Network and Security Requirements

Cloudera Data Science Workbench on HDP has the following network and security requirements.

  • Cloudera Data Science Workbench requires DNS to resolve all hostnames in your CDH cluster. CDSW does not allow using /etc/hosts for this.
  • (New in Cloudera Data Science Workbench 1.6.x and higher) Enable IPv6 on all Cloudera Data Science Workbench gateway hosts. For instructions, refer the workaround provided here: Known Issue: CDSW cannot start sessions due to connection errors.
  • All Cloudera Data Science Workbench gateway hosts must be part of the same datacenter and use the same network. Hosts from different data-centers or networks can result in unreliable performance.
  • A wildcard subdomain such as *.cdsw.company.com must be configured. Wildcard subdomains are used to provide isolation for user-generated content.
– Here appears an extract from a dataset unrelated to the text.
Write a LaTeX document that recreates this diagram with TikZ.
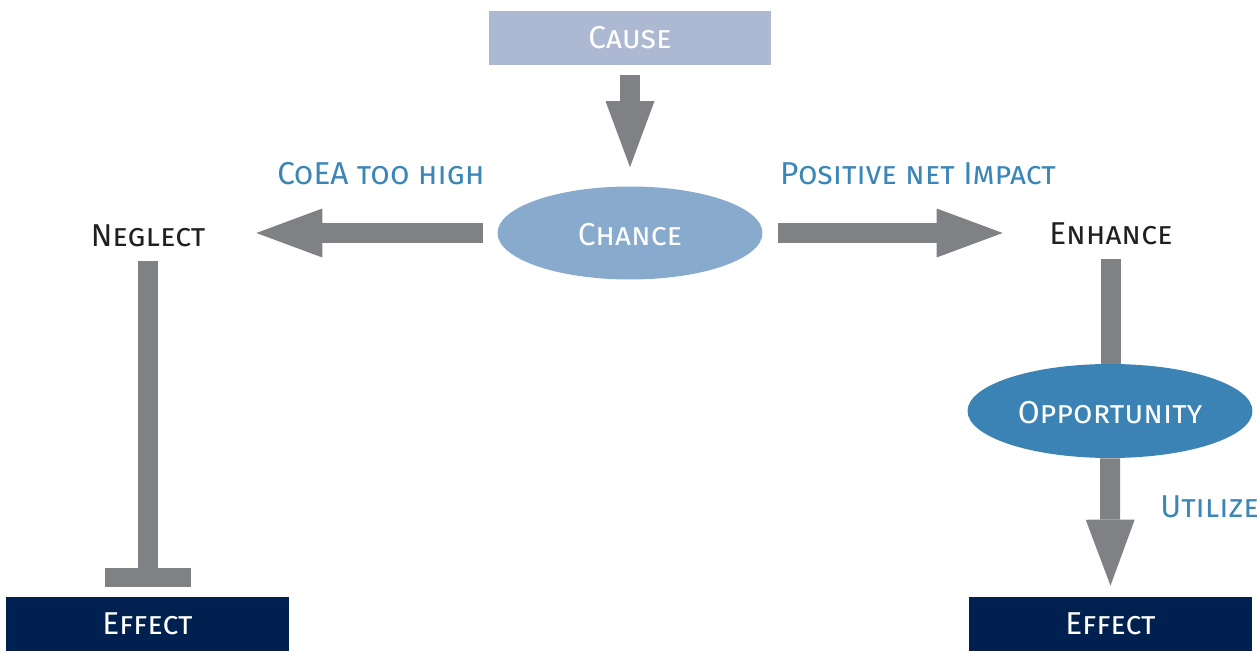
\documentclass[tikz,border=0pt]{standalone}
\usepackage{fontspec}
\setmainfont{Fira Sans}
\usetikzlibrary{arrows.meta,shapes.geometric}

\definecolor{causefill}{HTML}{ADB9D2}
\definecolor{chancefill}{HTML}{88AACC}
\definecolor{oppfill}{HTML}{3A83B4}
\definecolor{effectfill}{HTML}{00214F}
\definecolor{arrowgray}{HTML}{808184}
\definecolor{labelblue}{HTML}{3A86B7}
\definecolor{textblack}{HTML}{231F20}

\tikzset{
  txt/.style={font=\fontsize{18}{20}\selectfont\scshape},
  boxnode/.style={txt, rectangle, minimum width=5.66cm, minimum height=1.08cm, inner sep=0pt, text=white},
  ovalnode/.style={txt, ellipse, inner sep=0pt, text=white, text height=0.52cm},
  plainnode/.style={txt, text=textblack, minimum width=4.32cm, minimum height=1cm, inner sep=0pt},
  edgelabel/.style={txt, text=labelblue, inner sep=0pt},
  fatarrow/.style={draw=arrowgray, line width=0.4cm,
    -{Triangle[length=1.32cm, width=0.98cm, line width=0pt, fill=arrowgray, color=arrowgray]}},
  blockbar/.style={draw=arrowgray, line width=0.4cm,
    -{Rectangle[length=0.38cm, width=1.72cm, line width=0pt, fill=arrowgray, color=arrowgray]}},
  shaft/.style={draw=arrowgray, line width=0.4cm}
}

\begin{document}
\begin{tikzpicture}[x=0.02cm, y=-0.02cm]
  \useasboundingbox (0,0) rectangle (1257,651);

  % boxes and ovals
  \node[boxnode, fill=causefill] (cause) at (630,38) {Cause};
  \node[ovalnode, fill=chancefill, minimum width=5.3cm, minimum height=1.86cm] (chance) at (630,233) {Chance};
  \node[plainnode] (neglect) at (148,236) {Neglect};
  \node[plainnode] (enhance) at (1111,234) {Enhance};
  \node[boxnode, fill=effectfill] (effectL) at (147.5,624) {Effect};
  \node[boxnode, fill=effectfill] (effectR) at (1110.5,624) {Effect};

  % branch labels
  \node[edgelabel] (lblneglect) at (381,174) {CoEA too high};
  \node[edgelabel] (lblenhance) at (918,174) {Positive net Impact};
  \node[edgelabel, anchor=west] (lblutilize) at (1160,507) {Utilize};

  % connectors
  \draw[fatarrow, shorten <=0.2cm, shorten >=0.38cm] (cause.south) -- (chance.north);
  \draw[fatarrow, shorten <=0.28cm] (chance.west) -- (chance.west -| neglect.east);
  \draw[fatarrow, shorten <=0.3cm] (chance.east) -- (chance.east -| enhance.west);
  \draw[blockbar, shorten >=0.2cm] (neglect.south) -- (neglect.south |- effectL.north);
  \draw[shaft] (enhance.south) -- (enhance.south |- 0,366) coordinate (oppjoin);

  \node[ovalnode, fill=oppfill, minimum width=5.7cm, minimum height=1.88cm] (opp) at (1110,411) {Opportunity};
  \draw[fatarrow, shorten >=0.22cm] (opp.south) -- (effectR.north);
\end{tikzpicture}
\end{document}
    Starting with version 1.5, the wildcard DNS hostname configured for Cloudera Data Science Workbench must now be resolvable from both, the CDSW cluster, and your browser.

  • Disable all pre-existing iptables rules. While Kubernetes makes extensive use of iptables, it’s difficult to predict how pre-existing iptables rules will interact with the rules inserted by Kubernetes. Therefore, Cloudera recommends you use the following commands to disable all pre-existing rules before you proceed with the installation.
    sudo iptables -P INPUT ACCEPT
    sudo iptables -P FORWARD ACCEPT
    sudo iptables -P OUTPUT ACCEPT
    sudo iptables -t nat -F
    sudo iptables -t mangle -F
    sudo iptables -F
    sudo iptables -X
  • Cloudera Data Science Workbench sets the following sysctl options in /etc/sysctl.d/k8s.conf:
    • net.bridge.bridge-nf-call-iptables=1
    • net.bridge.bridge-nf-call-ip6tables=1
    • net.ipv4.ip_forward=1
    • net.ipv4.conf.default.forwarding=1
    Underlying components of Cloudera Data Science Workbench (Docker, Kubernetes, and NFS) require these options to work correctly. Make sure they are not overridden by high-priority configuration such as /etc/sysctl.conf.
  • SELinux must either be disabled or run in permissive mode.
  • Multi-homed networks are supported with Cloudera Data Science Workbench 1.2.2 (and higher).
  • Firewall restrictions must be disabled across Cloudera Data Science Workbench and HDP hosts. Internally, the Cloudera Data Science Workbench master and worker hosts require full connectivity with no firewalls. Externally, end users connect to Cloudera Data Science Workbench exclusively through a web server running on the master host, and therefore do not need direct access to any other internal Cloudera Data Science Workbench or HDP services.

    Review the complete list of ports required by Cloudera Data Science Workbench at Ports Uses By Cloudera Data Science Workbench.

  • Untrusted (non-sudo) SSH access to Cloudera Data Science Workbench hosts must be disabled to ensure a secure deployment.

    Cloudera Data Science Workbench assumes that users only access the gateway hosts through the web application. Untrusted users with SSH access to a Cloudera Data Science Workbench host can gain full access to the cluster, including access to other users' workloads.

  • localhost must resolve to 127.0.0.1.
  • Forward and reverse DNS lookup must be enabled for the Cloudera Data Science Workbench domain name and IP address (CDSW master host).
  • Cloudera Data Science Workbench does not support DNS servers running on 127.0.0.1:53. This IP address resolves to the container localhost within Cloudera Data Science Workbench containers. As a workaround, use either a non-loopback address or a remote DNS server.

Cloudera Data Science Workbench does not support hosts or clusters that do not conform to these restrictions.